Dataset content »
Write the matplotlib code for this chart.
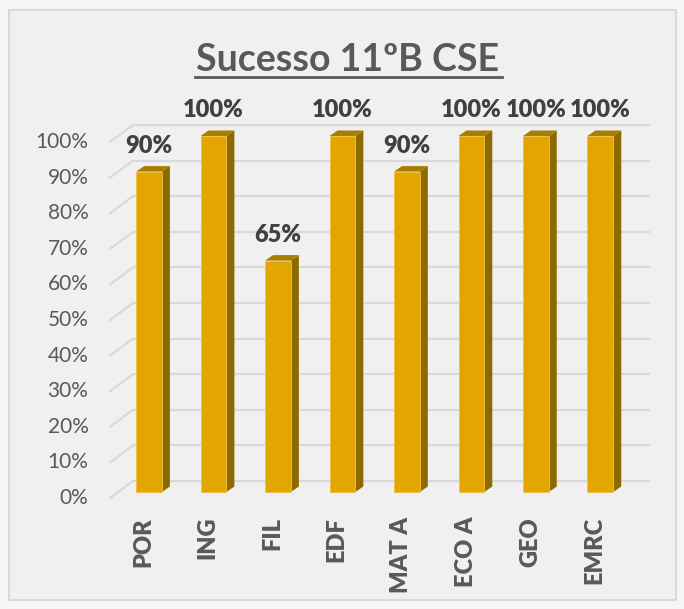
import matplotlib.pyplot as plt
from matplotlib.patches import Polygon, Rectangle

plt.rcParams['font.family'] = ['Lato', 'DejaVu Sans']

categories = ['POR', 'ING', 'FIL', 'EDF', 'MAT A', 'ECO A', 'GEO', 'EMRC']
values = [90, 100, 65, 100, 90, 100, 100, 100]
ticks = [0, 10, 20, 30, 40, 50, 60, 70, 80, 90, 100]
tick_labels = ['{}%'.format(t) for t in ticks]

front = '#e3a600'
side = '#8c6a00'
top = '#a97e00'
grid = '#d9d9d9'
text_gray = '#595959'

fig = plt.figure(figsize=(6.84, 6.09), dpi=100)
fig.patch.set_facecolor('#f6f6f6')
frame = Rectangle((9 / 684, 9 / 609), 667 / 684, 590 / 609, transform=fig.transFigure,
                  facecolor='#f0f0f0', edgecolor='#d9d9d9', lw=1.5, zorder=-5)
fig.add_artist(frame)

# axes: x unit = 64.5 px, y unit = 3.56 px per %
ax = fig.add_axes([110 / 684, (609 - 492) / 609, 540 / 684, 356 / 609])
ax.set_zorder(2)
ax.set_xlim(-0.605, 7.77)
ax.set_ylim(0, 100)
ax.axis('off')

dx = 8 / 64.5       # bar depth
dy = 5.5 / 3.56
gx0 = -0.248        # back wall left
gy = 11 / 3.56      # back wall lift
fy = -6 / 3.56      # floor front drop

for t, lab in zip(ticks, tick_labels):
    ax.plot([gx0, 7.75], [t + gy, t + gy], color=grid, lw=1.6, zorder=1, clip_on=False)
    ax.plot([-0.605, gx0], [t + fy, t + gy], color=grid, lw=1.6, zorder=1, clip_on=False)
    ax.text(-0.94, t + fy, lab, ha='right', va='center', fontsize=15, color=text_gray)

w = 0.2
for i, (c, v) in enumerate(zip(categories, values)):
    ax.add_patch(Polygon([(i + w, 0), (i + w + dx, dy), (i + w + dx, v + dy), (i + w, v)],
                         closed=True, facecolor=side, edgecolor='none', zorder=3, clip_on=False))
    ax.add_patch(Polygon([(i - w, v), (i + w, v), (i + w + dx, v + dy), (i - w + dx, v + dy)],
                         closed=True, facecolor=top, edgecolor='none', zorder=3, clip_on=False))
    ax.add_patch(Rectangle((i - w, 0), 2 * w, v, facecolor=front, edgecolor='#f0c040',
                           lw=0.6, zorder=4, clip_on=False))
    ax.text(i, v + 7.3, '{}%'.format(v), ha='center', va='center', fontsize=17,
            fontweight='heavy', color='#404040', clip_on=False)
    ax.text(i - 0.09, -7, c, ha='center', va='top', rotation=90, fontsize=17,
            fontweight='heavy', color=text_gray, clip_on=False)

fig.text(348 / 684, 1 - 60 / 609, 'Sucesso 11ºB CSE', ha='center', va='center',
         fontsize=27, fontweight='bold', color=text_gray)
fig.add_artist(plt.Line2D([195 / 684, 502 / 684], [1 - 77 / 609, 1 - 77 / 609],
                          color=text_gray, lw=2))

fig.savefig('out.png', dpi=100, facecolor=fig.get_facecolor())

What is asked » Extract the full listing above verbatim; pictures are to be left out of the copy.

In response »
Write the matplotlib code for this chart.
import matplotlib.pyplot as plt
from matplotlib.patches import Polygon, Rectangle

plt.rcParams['font.family'] = ['Lato', 'DejaVu Sans']

categories = ['POR', 'ING', 'FIL', 'EDF', 'MAT A', 'ECO A', 'GEO', 'EMRC']
values = [90, 100, 65, 100, 90, 100, 100, 100]
ticks = [0, 10, 20, 30, 40, 50, 60, 70, 80, 90, 100]
tick_labels = ['{}%'.format(t) for t in ticks]

front = '#e3a600'
side = '#8c6a00'
top = '#a97e00'
grid = '#d9d9d9'
text_gray = '#595959'

fig = plt.figure(figsize=(6.84, 6.09), dpi=100)
fig.patch.set_facecolor('#f6f6f6')
frame = Rectangle((9 / 684, 9 / 609), 667 / 684, 590 / 609, transform=fig.transFigure,
                  facecolor='#f0f0f0', edgecolor='#d9d9d9', lw=1.5, zorder=-5)
fig.add_artist(frame)

# axes: x unit = 64.5 px, y unit = 3.56 px per %
ax = fig.add_axes([110 / 684, (609 - 492) / 609, 540 / 684, 356 / 609])
ax.set_zorder(2)
ax.set_xlim(-0.605, 7.77)
ax.set_ylim(0, 100)
ax.axis('off')

dx = 8 / 64.5       # bar depth
dy = 5.5 / 3.56
gx0 = -0.248        # back wall left
gy = 11 / 3.56      # back wall lift
fy = -6 / 3.56      # floor front drop

for t, lab in zip(ticks, tick_labels):
    ax.plot([gx0, 7.75], [t + gy, t + gy], color=grid, lw=1.6, zorder=1, clip_on=False)
    ax.plot([-0.605, gx0], [t + fy, t + gy], color=grid, lw=1.6, zorder=1, clip_on=False)
    ax.text(-0.94, t + fy, lab, ha='right', va='center', fontsize=15, color=text_gray)

w = 0.2
for i, (c, v) in enumerate(zip(categories, values)):
    ax.add_patch(Polygon([(i + w, 0), (i + w + dx, dy), (i + w + dx, v + dy), (i + w, v)],
                         closed=True, facecolor=side, edgecolor='none', zorder=3, clip_on=False))
    ax.add_patch(Polygon([(i - w, v), (i + w, v), (i + w + dx, v + dy), (i - w + dx, v + dy)],
                         closed=True, facecolor=top, edgecolor='none', zorder=3, clip_on=False))
    ax.add_patch(Rectangle((i - w, 0), 2 * w, v, facecolor=front, edgecolor='#f0c040',
                           lw=0.6, zorder=4, clip_on=False))
    ax.text(i, v + 7.3, '{}%'.format(v), ha='center', va='center', fontsize=17,
            fontweight='heavy', color='#404040', clip_on=False)
    ax.text(i - 0.09, -7, c, ha='center', va='top', rotation=90, fontsize=17,
            fontweight='heavy', color=text_gray, clip_on=False)

fig.text(348 / 684, 1 - 60 / 609, 'Sucesso 11ºB CSE', ha='center', va='center',
         fontsize=27, fontweight='bold', color=text_gray)
fig.add_artist(plt.Line2D([195 / 684, 502 / 684], [1 - 77 / 609, 1 - 77 / 609],
                          color=text_gray, lw=2))

fig.savefig('out.png', dpi=100, facecolor=fig.get_facecolor())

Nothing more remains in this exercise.